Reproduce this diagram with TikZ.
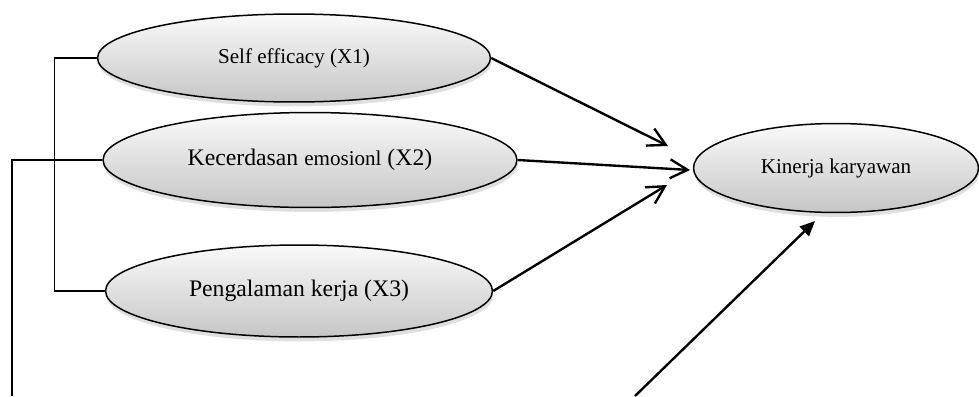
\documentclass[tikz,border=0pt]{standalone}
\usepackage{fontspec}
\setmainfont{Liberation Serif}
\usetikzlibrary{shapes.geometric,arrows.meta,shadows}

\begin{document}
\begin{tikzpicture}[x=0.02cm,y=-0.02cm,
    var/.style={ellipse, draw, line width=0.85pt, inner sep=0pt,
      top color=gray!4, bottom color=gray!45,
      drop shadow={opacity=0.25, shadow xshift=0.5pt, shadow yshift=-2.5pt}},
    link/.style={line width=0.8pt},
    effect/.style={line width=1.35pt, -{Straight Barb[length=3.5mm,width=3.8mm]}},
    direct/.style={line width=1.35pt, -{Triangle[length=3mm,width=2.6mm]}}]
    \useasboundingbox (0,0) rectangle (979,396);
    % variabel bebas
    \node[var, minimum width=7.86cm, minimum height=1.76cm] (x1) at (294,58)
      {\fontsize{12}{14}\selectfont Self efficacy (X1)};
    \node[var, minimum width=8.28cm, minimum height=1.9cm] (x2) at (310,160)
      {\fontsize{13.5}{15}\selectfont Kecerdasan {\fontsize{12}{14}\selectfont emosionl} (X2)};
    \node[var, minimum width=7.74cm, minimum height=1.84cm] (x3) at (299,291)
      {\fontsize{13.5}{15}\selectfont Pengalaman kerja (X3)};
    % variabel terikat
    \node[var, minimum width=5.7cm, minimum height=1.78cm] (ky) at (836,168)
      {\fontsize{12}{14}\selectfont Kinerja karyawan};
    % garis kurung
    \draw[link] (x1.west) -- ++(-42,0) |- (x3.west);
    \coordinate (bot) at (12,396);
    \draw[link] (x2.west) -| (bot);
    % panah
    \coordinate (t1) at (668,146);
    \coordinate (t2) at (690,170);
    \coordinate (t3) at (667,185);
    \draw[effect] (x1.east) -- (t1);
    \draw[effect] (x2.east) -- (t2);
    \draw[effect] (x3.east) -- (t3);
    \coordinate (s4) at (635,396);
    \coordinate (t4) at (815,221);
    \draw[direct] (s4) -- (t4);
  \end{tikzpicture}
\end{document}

◆ ◆ ◆ ◆

WHAT YOU NEED TO DO
Exclude the pictures. Write out the remaining data exactly.

CORRECT OUTPUT
Reproduce this diagram with TikZ.
\documentclass[tikz,border=0pt]{standalone}
\usepackage{fontspec}
\setmainfont{Liberation Serif}
\usetikzlibrary{shapes.geometric,arrows.meta,shadows}

\begin{document}
\begin{tikzpicture}[x=0.02cm,y=-0.02cm,
    var/.style={ellipse, draw, line width=0.85pt, inner sep=0pt,
      top color=gray!4, bottom color=gray!45,
      drop shadow={opacity=0.25, shadow xshift=0.5pt, shadow yshift=-2.5pt}},
    link/.style={line width=0.8pt},
    effect/.style={line width=1.35pt, -{Straight Barb[length=3.5mm,width=3.8mm]}},
    direct/.style={line width=1.35pt, -{Triangle[length=3mm,width=2.6mm]}}]
    \useasboundingbox (0,0) rectangle (979,396);
    % variabel bebas
    \node[var, minimum width=7.86cm, minimum height=1.76cm] (x1) at (294,58)
      {\fontsize{12}{14}\selectfont Self efficacy (X1)};
    \node[var, minimum width=8.28cm, minimum height=1.9cm] (x2) at (310,160)
      {\fontsize{13.5}{15}\selectfont Kecerdasan {\fontsize{12}{14}\selectfont emosionl} (X2)};
    \node[var, minimum width=7.74cm, minimum height=1.84cm] (x3) at (299,291)
      {\fontsize{13.5}{15}\selectfont Pengalaman kerja (X3)};
    % variabel terikat
    \node[var, minimum width=5.7cm, minimum height=1.78cm] (ky) at (836,168)
      {\fontsize{12}{14}\selectfont Kinerja karyawan};
    % garis kurung
    \draw[link] (x1.west) -- ++(-42,0) |- (x3.west);
    \coordinate (bot) at (12,396);
    \draw[link] (x2.west) -| (bot);
    % panah
    \coordinate (t1) at (668,146);
    \coordinate (t2) at (690,170);
    \coordinate (t3) at (667,185);
    \draw[effect] (x1.east) -- (t1);
    \draw[effect] (x2.east) -- (t2);
    \draw[effect] (x3.east) -- (t3);
    \coordinate (s4) at (635,396);
    \coordinate (t4) at (815,221);
    \draw[direct] (s4) -- (t4);
  \end{tikzpicture}
\end{document}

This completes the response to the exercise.